--- BEGIN Recorded information ---

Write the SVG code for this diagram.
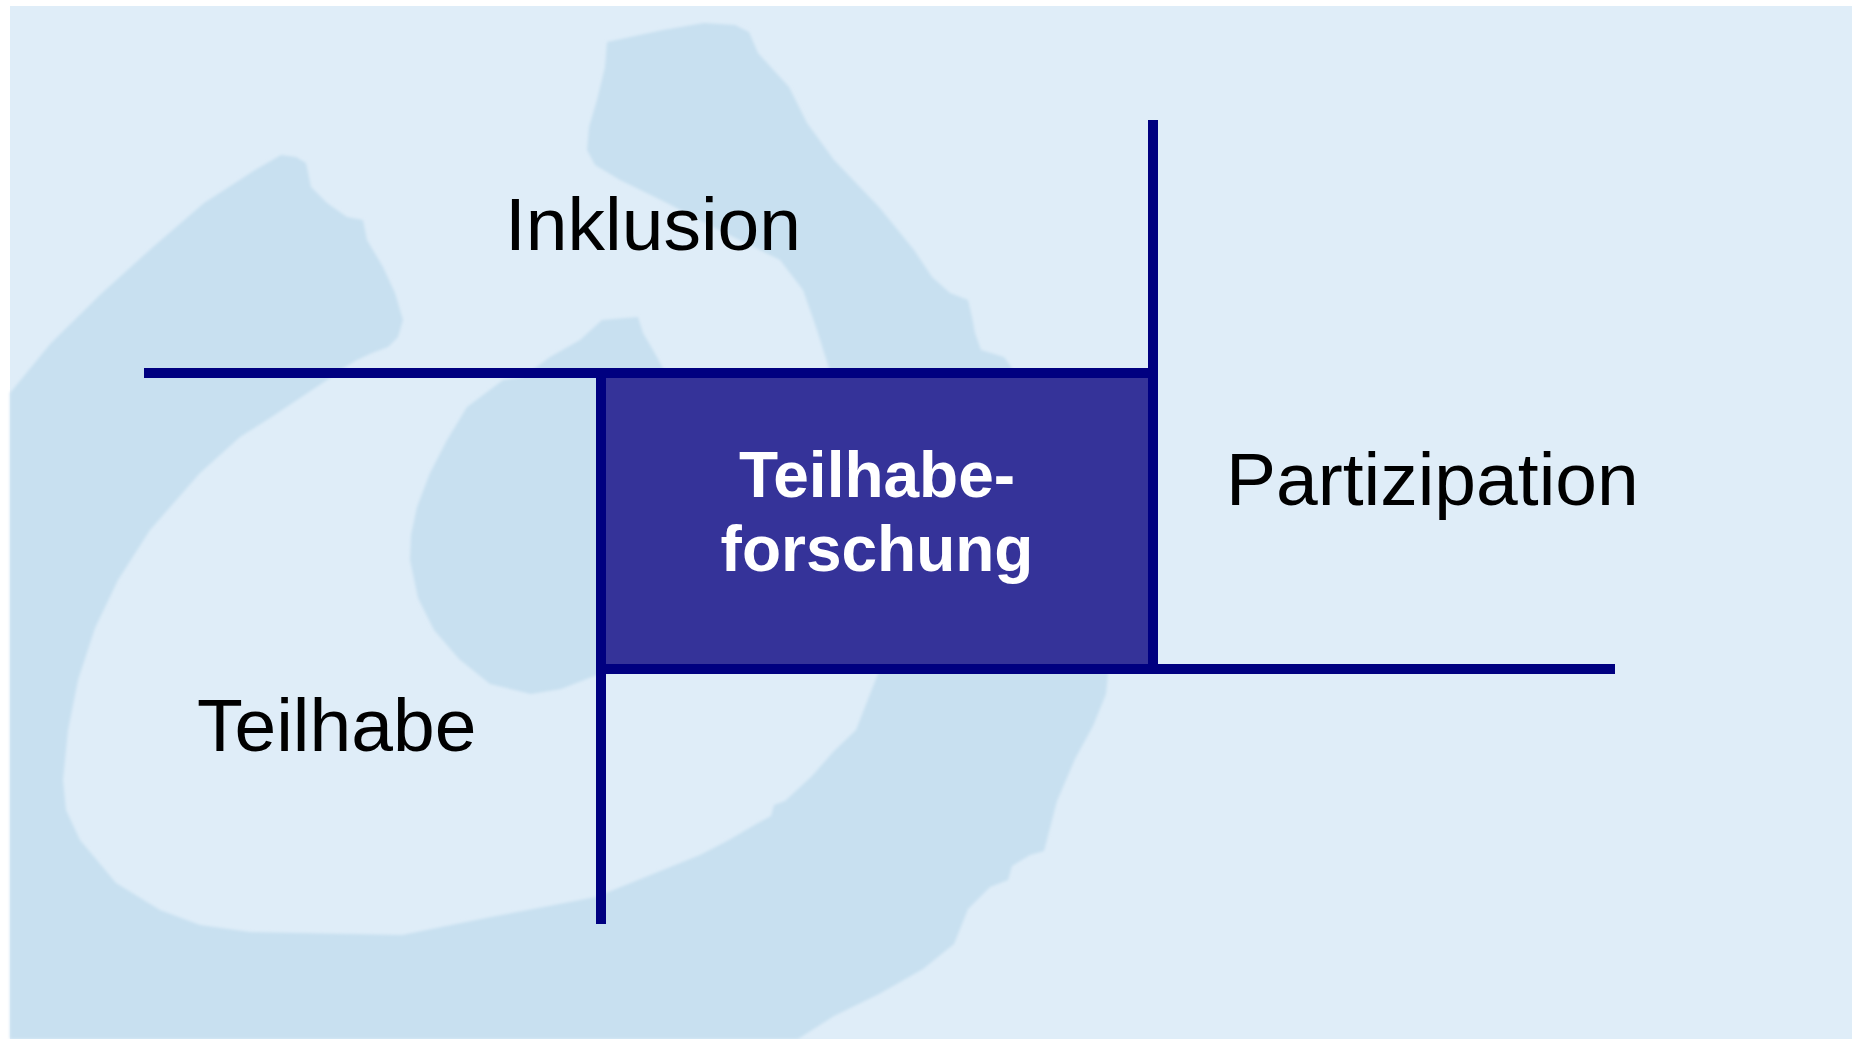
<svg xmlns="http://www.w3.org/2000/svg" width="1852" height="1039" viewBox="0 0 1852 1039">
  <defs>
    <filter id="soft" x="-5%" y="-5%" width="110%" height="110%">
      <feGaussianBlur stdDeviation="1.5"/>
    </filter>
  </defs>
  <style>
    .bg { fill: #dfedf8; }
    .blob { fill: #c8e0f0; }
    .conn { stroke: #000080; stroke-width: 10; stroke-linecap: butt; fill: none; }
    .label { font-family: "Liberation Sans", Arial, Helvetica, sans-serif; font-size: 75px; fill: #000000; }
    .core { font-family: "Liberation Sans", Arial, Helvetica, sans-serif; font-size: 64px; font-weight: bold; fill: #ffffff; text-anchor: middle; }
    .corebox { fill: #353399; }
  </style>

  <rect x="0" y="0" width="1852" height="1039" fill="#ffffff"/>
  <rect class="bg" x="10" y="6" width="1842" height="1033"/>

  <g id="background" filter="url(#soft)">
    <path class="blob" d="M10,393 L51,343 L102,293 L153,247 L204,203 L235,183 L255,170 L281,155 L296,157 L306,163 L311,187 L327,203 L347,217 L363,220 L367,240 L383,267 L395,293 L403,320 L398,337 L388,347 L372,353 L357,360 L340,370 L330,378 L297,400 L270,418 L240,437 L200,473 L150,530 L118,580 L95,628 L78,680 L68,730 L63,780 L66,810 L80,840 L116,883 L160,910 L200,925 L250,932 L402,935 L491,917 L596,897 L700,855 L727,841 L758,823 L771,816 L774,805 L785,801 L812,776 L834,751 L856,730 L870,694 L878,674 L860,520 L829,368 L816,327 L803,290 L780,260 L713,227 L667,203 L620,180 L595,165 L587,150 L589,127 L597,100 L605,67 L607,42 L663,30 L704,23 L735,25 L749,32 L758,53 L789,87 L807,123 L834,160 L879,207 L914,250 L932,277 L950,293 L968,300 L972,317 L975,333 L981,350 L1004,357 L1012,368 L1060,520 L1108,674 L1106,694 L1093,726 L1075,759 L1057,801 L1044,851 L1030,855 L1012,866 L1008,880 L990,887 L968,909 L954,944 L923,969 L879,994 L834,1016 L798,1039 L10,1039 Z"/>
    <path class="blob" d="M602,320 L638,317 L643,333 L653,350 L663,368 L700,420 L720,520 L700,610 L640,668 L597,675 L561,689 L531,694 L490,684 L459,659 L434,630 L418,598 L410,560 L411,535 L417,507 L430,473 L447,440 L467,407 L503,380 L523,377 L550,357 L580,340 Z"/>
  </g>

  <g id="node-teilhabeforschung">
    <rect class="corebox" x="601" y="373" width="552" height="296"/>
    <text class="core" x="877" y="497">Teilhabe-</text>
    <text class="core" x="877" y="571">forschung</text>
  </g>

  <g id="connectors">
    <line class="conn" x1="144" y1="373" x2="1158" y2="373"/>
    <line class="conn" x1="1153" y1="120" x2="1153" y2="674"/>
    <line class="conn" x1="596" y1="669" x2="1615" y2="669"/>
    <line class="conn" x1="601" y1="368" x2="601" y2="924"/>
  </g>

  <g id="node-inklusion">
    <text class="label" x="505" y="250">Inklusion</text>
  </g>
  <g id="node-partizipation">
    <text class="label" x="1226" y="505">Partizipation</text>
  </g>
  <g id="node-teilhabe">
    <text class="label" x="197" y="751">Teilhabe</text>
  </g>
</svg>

--- END Recorded information ---

#### [Required work]
Omit the pictures, and quote the material above exactly as given.

#### [Response below]
Write the SVG code for this diagram.
<svg xmlns="http://www.w3.org/2000/svg" width="1852" height="1039" viewBox="0 0 1852 1039">
  <defs>
    <filter id="soft" x="-5%" y="-5%" width="110%" height="110%">
      <feGaussianBlur stdDeviation="1.5"/>
    </filter>
  </defs>
  <style>
    .bg { fill: #dfedf8; }
    .blob { fill: #c8e0f0; }
    .conn { stroke: #000080; stroke-width: 10; stroke-linecap: butt; fill: none; }
    .label { font-family: "Liberation Sans", Arial, Helvetica, sans-serif; font-size: 75px; fill: #000000; }
    .core { font-family: "Liberation Sans", Arial, Helvetica, sans-serif; font-size: 64px; font-weight: bold; fill: #ffffff; text-anchor: middle; }
    .corebox { fill: #353399; }
  </style>

  <rect x="0" y="0" width="1852" height="1039" fill="#ffffff"/>
  <rect class="bg" x="10" y="6" width="1842" height="1033"/>

  <g id="background" filter="url(#soft)">
    <path class="blob" d="M10,393 L51,343 L102,293 L153,247 L204,203 L235,183 L255,170 L281,155 L296,157 L306,163 L311,187 L327,203 L347,217 L363,220 L367,240 L383,267 L395,293 L403,320 L398,337 L388,347 L372,353 L357,360 L340,370 L330,378 L297,400 L270,418 L240,437 L200,473 L150,530 L118,580 L95,628 L78,680 L68,730 L63,780 L66,810 L80,840 L116,883 L160,910 L200,925 L250,932 L402,935 L491,917 L596,897 L700,855 L727,841 L758,823 L771,816 L774,805 L785,801 L812,776 L834,751 L856,730 L870,694 L878,674 L860,520 L829,368 L816,327 L803,290 L780,260 L713,227 L667,203 L620,180 L595,165 L587,150 L589,127 L597,100 L605,67 L607,42 L663,30 L704,23 L735,25 L749,32 L758,53 L789,87 L807,123 L834,160 L879,207 L914,250 L932,277 L950,293 L968,300 L972,317 L975,333 L981,350 L1004,357 L1012,368 L1060,520 L1108,674 L1106,694 L1093,726 L1075,759 L1057,801 L1044,851 L1030,855 L1012,866 L1008,880 L990,887 L968,909 L954,944 L923,969 L879,994 L834,1016 L798,1039 L10,1039 Z"/>
    <path class="blob" d="M602,320 L638,317 L643,333 L653,350 L663,368 L700,420 L720,520 L700,610 L640,668 L597,675 L561,689 L531,694 L490,684 L459,659 L434,630 L418,598 L410,560 L411,535 L417,507 L430,473 L447,440 L467,407 L503,380 L523,377 L550,357 L580,340 Z"/>
  </g>

  <g id="node-teilhabeforschung">
    <rect class="corebox" x="601" y="373" width="552" height="296"/>
    <text class="core" x="877" y="497">Teilhabe-</text>
    <text class="core" x="877" y="571">forschung</text>
  </g>

  <g id="connectors">
    <line class="conn" x1="144" y1="373" x2="1158" y2="373"/>
    <line class="conn" x1="1153" y1="120" x2="1153" y2="674"/>
    <line class="conn" x1="596" y1="669" x2="1615" y2="669"/>
    <line class="conn" x1="601" y1="368" x2="601" y2="924"/>
  </g>

  <g id="node-inklusion">
    <text class="label" x="505" y="250">Inklusion</text>
  </g>
  <g id="node-partizipation">
    <text class="label" x="1226" y="505">Partizipation</text>
  </g>
  <g id="node-teilhabe">
    <text class="label" x="197" y="751">Teilhabe</text>
  </g>
</svg>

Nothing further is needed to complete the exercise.